= The Radio Chick =

American radio personality

The Radio Chick is the on-air name for Leslie Gold, an American radio personality whose talk show features comedian Chuck Nice and her producer, Paul "Butch" Brennan. Leslie is a recurring guest host on the Fox News Radio Network heard nationally.

==Broadcasting history==
Gold and Lori Kramer hosted Two Chicks Dishing an evening talk show on WRKO in Boston.
In 1999, Gold was one of the first hosts on NYC station WNEW-FM's hot talk format change. Gold and Brennan staged a well publicized attack on Kathie Lee Gifford while Gifford was substitute hosting for David Letterman. The attack was aired on TV. "The Radiochick" show became a hit shortly thereafter, but despite the strong ratings Gold and her team were fired toward the end of 2000. She then began hosting the morning show on WAXQ, a classic rock station. At that time, Gold was the only woman headlining a morning radio show in NYC. Again, however, this did not last and Gold moved "The Radio Chick" to satellite radio. Her show was heard on Sirius Satellite radio in 2004 and 2005 on the "Sirius Stars" channel. In 2006 Gold returned to New York radio and became the afternoon drive time host for WFNY's Free FM talk format.

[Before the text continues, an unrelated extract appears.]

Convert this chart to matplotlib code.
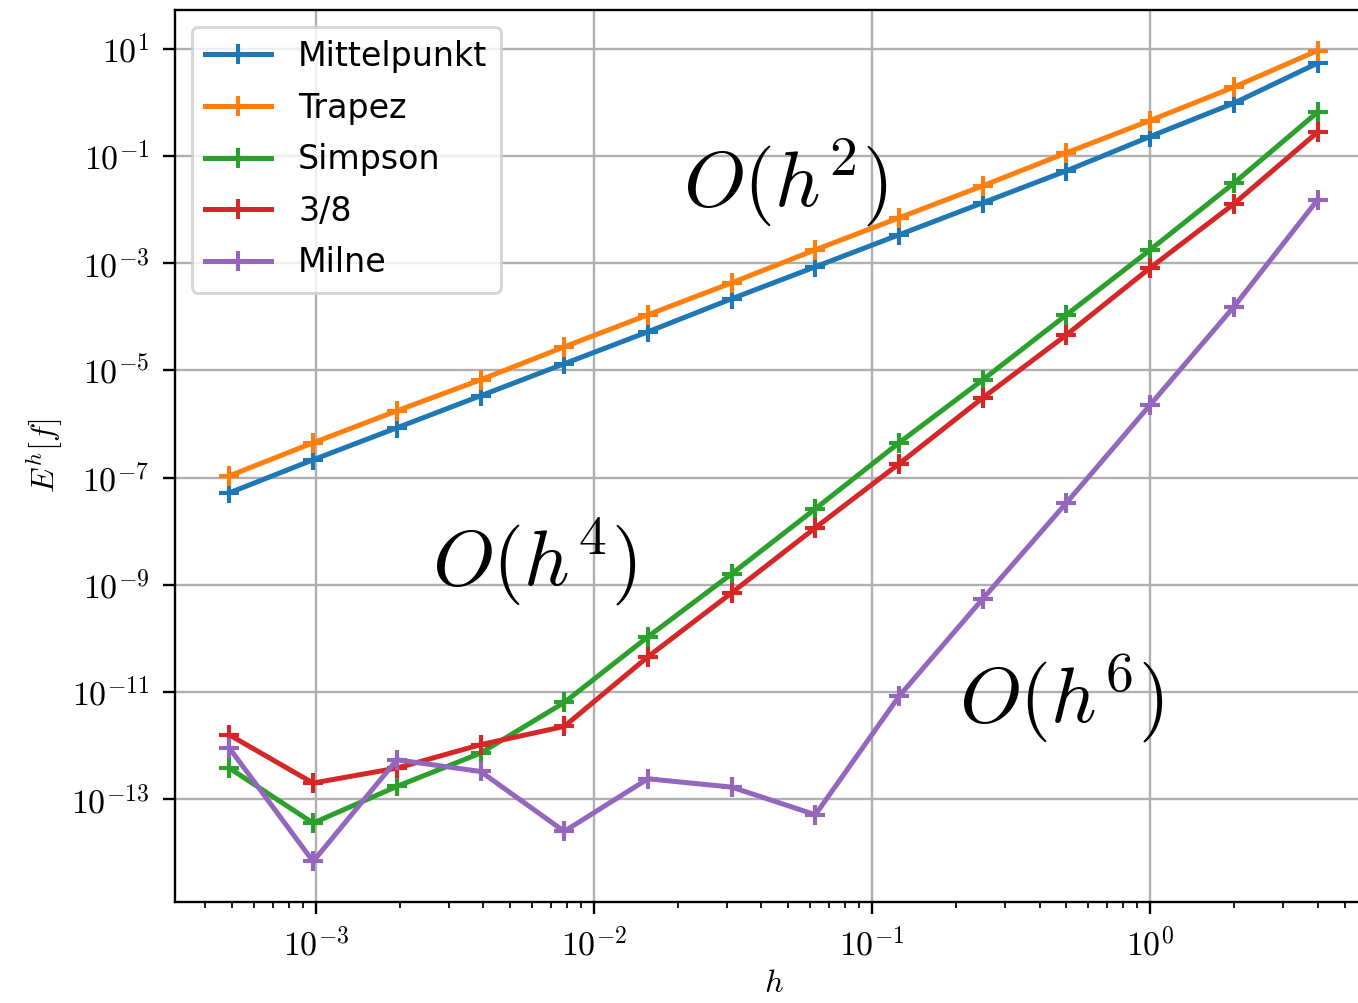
import numpy as np
import matplotlib
matplotlib.use("Agg")
import matplotlib.pyplot as plt
import matplotlib.ticker as ticker

plt.rcParams['mathtext.fontset'] = 'cm'

# step sizes h (largest to smallest)
h = [4, 2, 1, 0.5, 0.25, 0.125, 0.0625, 0.03125, 0.015625, 0.0078125,
     0.00390625, 0.001953125, 0.0009765625, 0.00048828125]

err_mittelpunkt = [5.41, 0.970, 0.231, 0.0530, 0.0134, 3.39e-3, 8.57e-4, 2.17e-4,
                   5.25e-5, 1.33e-5, 3.36e-6, 8.49e-7, 2.15e-7, 5.20e-8]
err_trapez = [9.29, 1.93, 0.460, 0.115, 0.0278, 7.03e-3, 1.78e-3, 4.31e-4,
              1.09e-4, 2.75e-5, 6.68e-6, 1.76e-6, 4.46e-7, 1.08e-7]
err_simpson = [0.659, 0.0312, 1.78e-3, 1.09e-4, 6.68e-6, 4.46e-7, 2.62e-8, 1.60e-9,
               1.07e-10, 6.37e-12, 7.24e-13, 1.73e-13, 3.58e-14, 3.80e-13]
err_38 = [0.279, 0.0128, 8.20e-4, 4.61e-5, 3.08e-6, 1.81e-7, 1.16e-8, 7.08e-10,
          4.54e-11, 2.28e-12, 1.04e-12, 3.80e-13, 2.00e-13, 1.58e-12]
err_milne = [0.0152, 1.54e-4, 2.28e-6, 3.39e-8, 5.48e-10, 8.32e-12, 5.13e-14, 1.68e-13,
             2.40e-13, 2.51e-14, 3.29e-13, 5.43e-13, 6.89e-15, 8.97e-13]

series = [("Mittelpunkt", err_mittelpunkt),
          ("Trapez", err_trapez),
          ("Simpson", err_simpson),
          ("3/8", err_38),
          ("Milne", err_milne)]

fig = plt.figure(figsize=(1358 / 212, 1003 / 212), dpi=212)
ax = fig.add_axes([175 / 1358, 1 - 902 / 1003, 1197 / 1358, 892 / 1003])

for name, vals in series:
    ax.plot(h, vals, marker='+', lw=1.7, ms=6.5, mew=1.4, label=name)

ax.set_xscale('log')
ax.set_yscale('log')

ax.yaxis.set_major_locator(ticker.FixedLocator([10.0 ** k for k in range(-13, 2, 2)]))
ax.yaxis.set_minor_locator(ticker.NullLocator())
ax.xaxis.set_major_locator(ticker.LogLocator(base=10))
ax.xaxis.set_minor_locator(ticker.LogLocator(base=10, subs=np.arange(2, 10)))
ax.xaxis.set_minor_formatter(ticker.NullFormatter())

fmt = ticker.FuncFormatter(lambda v, _: r'$10^{%d}$' % int(round(np.log10(v))))
ax.xaxis.set_major_formatter(fmt)
ax.yaxis.set_major_formatter(fmt)
ax.tick_params(axis='both', which='major', labelsize=11.5, length=4.2, pad=4.5)
ax.tick_params(axis='x', which='minor', length=2.0)

ax.grid(True, which='major', color='#b0b0b0', lw=0.8)
ax.set_xlabel(r'$h$', fontsize=11, labelpad=1.5)
ax.set_ylabel(r'$E^h[f]$', fontsize=11, labelpad=2)

ax.legend(loc='upper left', fontsize=11.3, labelspacing=0.56)

ax.text(0.51, 0.807, r'$O(h^2)$', transform=ax.transAxes, fontsize=27, ha='center', va='center')
ax.text(0.30, 0.382, r'$O(h^4)$', transform=ax.transAxes, fontsize=27, ha='center', va='center')
ax.text(0.74, 0.229, r'$O(h^6)$', transform=ax.transAxes, fontsize=27, ha='center', va='center')

fig.savefig("out.png", dpi=212)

On May 24, 2007, Gold announced that due to WFNY's return to the K-Rock format and WXRK call letters, she was no longer going to air her show on the station. She has announced that she is currently associated with the 2008 version of The Gong Show on Comedy Central. In addition she has been slated to host the television pilot TMI which stands for "Too Much Information."

Gold broadcast at Shovio's Talk Back TV, a revolutionary technology in broadcasting. Gold guest hosts on Fox News Radio and appears as a commentator from time to time on the Fox News Channel. Gold lives in New York City with rock drummer Carmine Appice.